What is required: Print the listing from its top line through the line containing "var yTitleParts = [['\u03b5', 2], ['", nothing more, and leave out the pictures.

Dataset excerpt:
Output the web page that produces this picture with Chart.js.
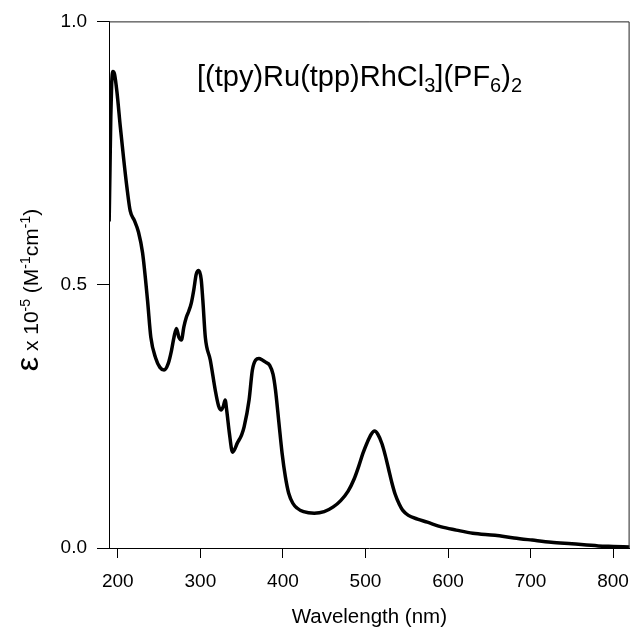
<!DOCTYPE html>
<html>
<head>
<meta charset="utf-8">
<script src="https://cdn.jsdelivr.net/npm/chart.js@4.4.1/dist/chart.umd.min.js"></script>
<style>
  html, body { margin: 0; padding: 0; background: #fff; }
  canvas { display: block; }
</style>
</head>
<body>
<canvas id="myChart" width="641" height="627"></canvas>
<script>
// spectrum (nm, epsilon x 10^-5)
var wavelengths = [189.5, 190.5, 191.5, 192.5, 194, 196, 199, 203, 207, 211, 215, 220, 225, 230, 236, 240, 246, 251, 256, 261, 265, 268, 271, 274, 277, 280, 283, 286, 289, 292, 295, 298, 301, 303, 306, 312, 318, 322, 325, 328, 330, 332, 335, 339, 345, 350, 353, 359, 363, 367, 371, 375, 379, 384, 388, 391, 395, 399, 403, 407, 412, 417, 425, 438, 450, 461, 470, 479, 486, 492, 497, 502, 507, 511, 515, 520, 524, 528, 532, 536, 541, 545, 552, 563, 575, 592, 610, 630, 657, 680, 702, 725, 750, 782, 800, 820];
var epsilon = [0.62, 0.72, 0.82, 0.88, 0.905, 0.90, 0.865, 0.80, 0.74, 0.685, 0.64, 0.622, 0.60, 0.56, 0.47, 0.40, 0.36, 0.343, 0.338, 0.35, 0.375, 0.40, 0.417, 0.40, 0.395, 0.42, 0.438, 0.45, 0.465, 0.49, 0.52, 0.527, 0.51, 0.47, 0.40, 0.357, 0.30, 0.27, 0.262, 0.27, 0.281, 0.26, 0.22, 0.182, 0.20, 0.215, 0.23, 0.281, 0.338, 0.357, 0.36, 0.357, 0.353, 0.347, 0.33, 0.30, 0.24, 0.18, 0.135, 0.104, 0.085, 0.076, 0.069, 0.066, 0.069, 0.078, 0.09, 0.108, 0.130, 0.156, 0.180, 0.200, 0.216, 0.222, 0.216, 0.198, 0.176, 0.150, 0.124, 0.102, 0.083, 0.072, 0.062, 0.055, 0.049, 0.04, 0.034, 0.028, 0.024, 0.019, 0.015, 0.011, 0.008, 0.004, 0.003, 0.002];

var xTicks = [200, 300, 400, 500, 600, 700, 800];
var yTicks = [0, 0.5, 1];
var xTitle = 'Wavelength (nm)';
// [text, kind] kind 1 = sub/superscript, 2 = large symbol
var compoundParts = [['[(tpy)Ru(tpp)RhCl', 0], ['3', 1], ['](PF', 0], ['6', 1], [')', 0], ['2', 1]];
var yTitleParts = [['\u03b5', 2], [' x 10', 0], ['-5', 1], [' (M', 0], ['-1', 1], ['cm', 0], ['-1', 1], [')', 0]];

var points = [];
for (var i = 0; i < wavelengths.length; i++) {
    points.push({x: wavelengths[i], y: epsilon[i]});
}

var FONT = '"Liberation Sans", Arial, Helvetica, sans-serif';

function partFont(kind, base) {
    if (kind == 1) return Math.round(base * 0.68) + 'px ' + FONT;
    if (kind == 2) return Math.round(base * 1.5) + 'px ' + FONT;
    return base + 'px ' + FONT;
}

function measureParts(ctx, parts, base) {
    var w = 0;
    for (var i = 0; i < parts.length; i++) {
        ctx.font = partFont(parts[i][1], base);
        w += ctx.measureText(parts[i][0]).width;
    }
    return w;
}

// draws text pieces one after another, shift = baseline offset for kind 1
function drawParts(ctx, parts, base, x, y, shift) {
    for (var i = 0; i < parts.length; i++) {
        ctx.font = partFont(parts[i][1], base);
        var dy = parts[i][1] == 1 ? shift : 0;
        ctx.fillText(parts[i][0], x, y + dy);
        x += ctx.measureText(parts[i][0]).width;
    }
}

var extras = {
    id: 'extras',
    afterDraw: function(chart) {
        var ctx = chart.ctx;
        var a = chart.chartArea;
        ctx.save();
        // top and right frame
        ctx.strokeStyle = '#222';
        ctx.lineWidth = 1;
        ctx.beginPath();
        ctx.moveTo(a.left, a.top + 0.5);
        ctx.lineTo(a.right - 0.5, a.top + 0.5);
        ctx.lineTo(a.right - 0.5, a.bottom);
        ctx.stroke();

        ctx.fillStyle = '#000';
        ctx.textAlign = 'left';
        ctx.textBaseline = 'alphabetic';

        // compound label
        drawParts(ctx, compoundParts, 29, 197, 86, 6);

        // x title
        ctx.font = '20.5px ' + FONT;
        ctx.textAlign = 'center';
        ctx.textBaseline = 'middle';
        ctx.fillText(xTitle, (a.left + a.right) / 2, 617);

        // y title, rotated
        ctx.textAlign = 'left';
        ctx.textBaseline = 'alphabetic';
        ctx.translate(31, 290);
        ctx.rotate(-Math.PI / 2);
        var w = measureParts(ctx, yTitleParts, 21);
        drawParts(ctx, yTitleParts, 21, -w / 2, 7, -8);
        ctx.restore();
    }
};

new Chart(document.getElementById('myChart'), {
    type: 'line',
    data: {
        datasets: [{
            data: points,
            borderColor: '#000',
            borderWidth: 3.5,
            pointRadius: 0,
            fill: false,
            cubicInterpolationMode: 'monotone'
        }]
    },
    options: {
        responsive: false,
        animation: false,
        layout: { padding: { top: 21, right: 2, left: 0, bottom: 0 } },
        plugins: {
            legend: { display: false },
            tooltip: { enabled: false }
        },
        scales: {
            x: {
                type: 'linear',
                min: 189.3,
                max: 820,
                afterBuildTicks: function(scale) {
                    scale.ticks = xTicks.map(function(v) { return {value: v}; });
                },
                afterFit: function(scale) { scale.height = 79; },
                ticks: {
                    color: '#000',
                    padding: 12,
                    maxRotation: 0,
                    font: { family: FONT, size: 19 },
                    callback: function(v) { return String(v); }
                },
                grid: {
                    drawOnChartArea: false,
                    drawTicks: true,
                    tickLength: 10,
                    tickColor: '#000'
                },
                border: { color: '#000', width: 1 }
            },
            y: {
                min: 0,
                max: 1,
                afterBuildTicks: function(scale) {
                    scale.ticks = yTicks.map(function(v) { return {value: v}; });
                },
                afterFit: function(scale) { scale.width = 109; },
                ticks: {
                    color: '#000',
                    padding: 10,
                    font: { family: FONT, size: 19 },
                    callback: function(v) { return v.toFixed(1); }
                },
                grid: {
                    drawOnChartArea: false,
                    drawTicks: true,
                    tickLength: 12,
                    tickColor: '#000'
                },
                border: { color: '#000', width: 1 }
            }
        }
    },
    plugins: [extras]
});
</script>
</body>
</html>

Exercise answer:
Output the web page that produces this picture with Chart.js.
<!DOCTYPE html>
<html>
<head>
<meta charset="utf-8">
<script src="https://cdn.jsdelivr.net/npm/chart.js@4.4.1/dist/chart.umd.min.js"></script>
<style>
  html, body { margin: 0; padding: 0; background: #fff; }
  canvas { display: block; }
</style>
</head>
<body>
<canvas id="myChart" width="641" height="627"></canvas>
<script>
// spectrum (nm, epsilon x 10^-5)
var wavelengths = [189.5, 190.5, 191.5, 192.5, 194, 196, 199, 203, 207, 211, 215, 220, 225, 230, 236, 240, 246, 251, 256, 261, 265, 268, 271, 274, 277, 280, 283, 286, 289, 292, 295, 298, 301, 303, 306, 312, 318, 322, 325, 328, 330, 332, 335, 339, 345, 350, 353, 359, 363, 367, 371, 375, 379, 384, 388, 391, 395, 399, 403, 407, 412, 417, 425, 438, 450, 461, 470, 479, 486, 492, 497, 502, 507, 511, 515, 520, 524, 528, 532, 536, 541, 545, 552, 563, 575, 592, 610, 630, 657, 680, 702, 725, 750, 782, 800, 820];
var epsilon = [0.62, 0.72, 0.82, 0.88, 0.905, 0.90, 0.865, 0.80, 0.74, 0.685, 0.64, 0.622, 0.60, 0.56, 0.47, 0.40, 0.36, 0.343, 0.338, 0.35, 0.375, 0.40, 0.417, 0.40, 0.395, 0.42, 0.438, 0.45, 0.465, 0.49, 0.52, 0.527, 0.51, 0.47, 0.40, 0.357, 0.30, 0.27, 0.262, 0.27, 0.281, 0.26, 0.22, 0.182, 0.20, 0.215, 0.23, 0.281, 0.338, 0.357, 0.36, 0.357, 0.353, 0.347, 0.33, 0.30, 0.24, 0.18, 0.135, 0.104, 0.085, 0.076, 0.069, 0.066, 0.069, 0.078, 0.09, 0.108, 0.130, 0.156, 0.180, 0.200, 0.216, 0.222, 0.216, 0.198, 0.176, 0.150, 0.124, 0.102, 0.083, 0.072, 0.062, 0.055, 0.049, 0.04, 0.034, 0.028, 0.024, 0.019, 0.015, 0.011, 0.008, 0.004, 0.003, 0.002];

var xTicks = [200, 300, 400, 500, 600, 700, 800];
var yTicks = [0, 0.5, 1];
var xTitle = 'Wavelength (nm)';
// [text, kind] kind 1 = sub/superscript, 2 = large symbol
var compoundParts = [['[(tpy)Ru(tpp)RhCl', 0], ['3', 1], ['](PF', 0], ['6', 1], [')', 0], ['2', 1]];
var yTitleParts = [['\u03b5', 2], [' x 10', 0], ['-5', 1], [' (M', 0], ['-1', 1], ['cm', 0], ['-1', 1], [')', 0]];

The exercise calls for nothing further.